Exposto na 35ª Bienal de São Paulo, um dos desenhos por meio dos quais Anzaldúa elabora sua teoria em forma de imagem apresenta uma serpente roxa e sinuosa com uma enorme boca a morder uma maçã. Abaixo do desenho, escrita em vermelho, a frase: “O proibido”. De imediato o desenho remete à cena com a serpente mais conhecida na história cristã ocidental. No entanto, aqui o fruto proibido invoca não o signo de repulsa e do temor cristão, mas o mais importante signo da América pré colombiana, a serpente que para Anzaldúa é “o símbolo do obscuro impulso sexual, o ctônico (o inframundo), o feminino, o movimento sinuoso da sexualidade, da criatividade, a base de toda energia e de toda vida”.2 A escolha por formular o pensar em visualidades tem origem mexica, cultura indígena ancestral de Anzaldúa e referência epistemológica, que “não separava o artístico do funcional, o sagrado do secular, a arte da vida cotidiana”.

Enquanto escrevo este texto, me deparo com a notícia4 de que os agentes de imigração dos Estados Unidos são orientados a atirar ao rio bebês e crianças imigrantes encontrados na fronteira do Texas com o México. Enquanto as políticas de vigilância e de genocídio ora criam, ora reencenam modos de manter a violência e o terror, as obras de Anzaldúa permanecem evocadas, atualizadas e em performance, nos relembrando de que “a guerra de independência é uma constante”.

maria luiza meneses

1. No inglês “women of color”. Ver Cherrie Moraga e Gloria Alzandúa, This Bridge called my Back: Writings by Radical Women of Color (1967), 4. ed., Nova York: State University of New York Press, 2015.
2. Gloria Alzandúa, Borderlands/La Frontera: La nueva mestiza, trad. de Carmen Valle Simón. Madri: Capitán Swing, 2016, p. 80. [tradução nossa ao português]
3. Ibid., p. 120.
4. “Agentes da imigração dos eua são orientados a empurrar crianças e bebês em rio na fronteira como México”, O Globo, 20 jul. 2023. Disponível em: oglobo.globo.com/mundo/ noticia/2023/07/20/agentes-da-imigracao-dos- -eua-sao-orientados-a- empurrar-criancas-e-bebes-em-rio-na-fronteira-com-o-mexico.ghtml. Acesso em: 24 jul. 2023.
5. Anzaldúa, 2016, op. cit., p. 55.

Gloria Anzaldúa (Raymondville, TX, EUA, 1942 – Santa Cruz, CA, EUA, 2004) foi poeta, escritora e teórica feminista. Obteve seu bacharelado na University of Texas-Pan American (atual University of Texas Rio Grande Valley) e seu mestrado em inglês na University of Texas at Austin.

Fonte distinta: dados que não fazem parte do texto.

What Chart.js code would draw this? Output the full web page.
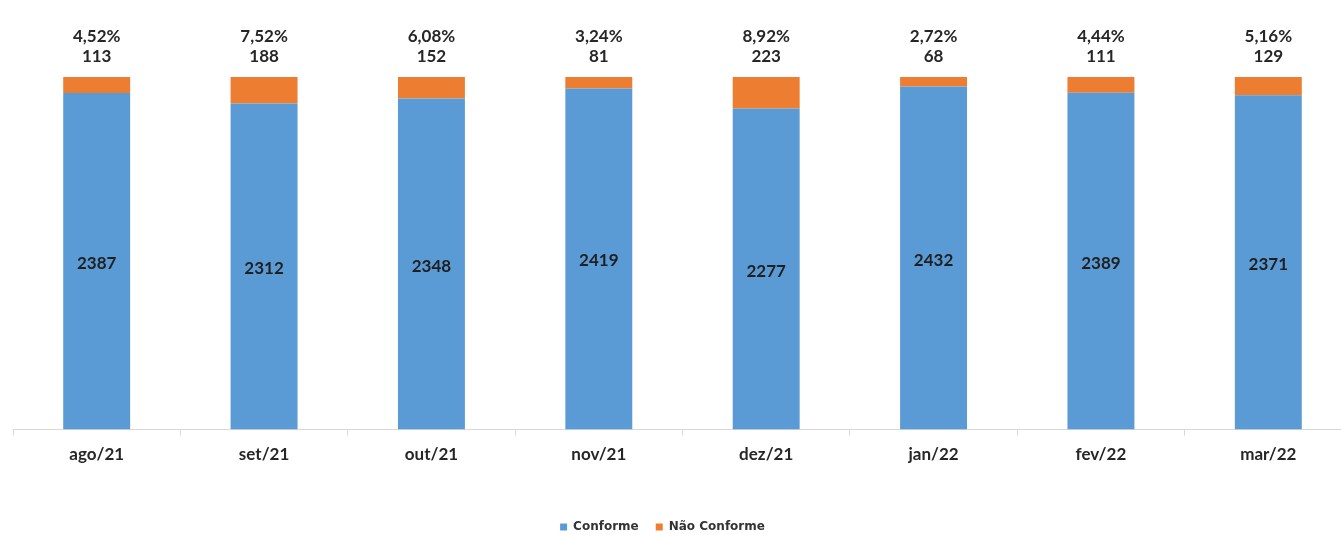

Seus poemas e ensaios exploram a raiva e o isolamento de ocupar as margens da cultura e da identidade coletiva. Ela é autora de vários livros de poesia, não-ficção e ficção infantil. Seu livro Borderlands/La Frontera: The New Mestiza (1987) e seu ensaio “La Prieta” são considerados trabalhos inovadores em teorias culturais, feministas e queer. Com Cherríe Moraga, Anzaldúa coeditou a antologia de referência This Bridge Called My Back: Writings by Radical Women of Color (1981).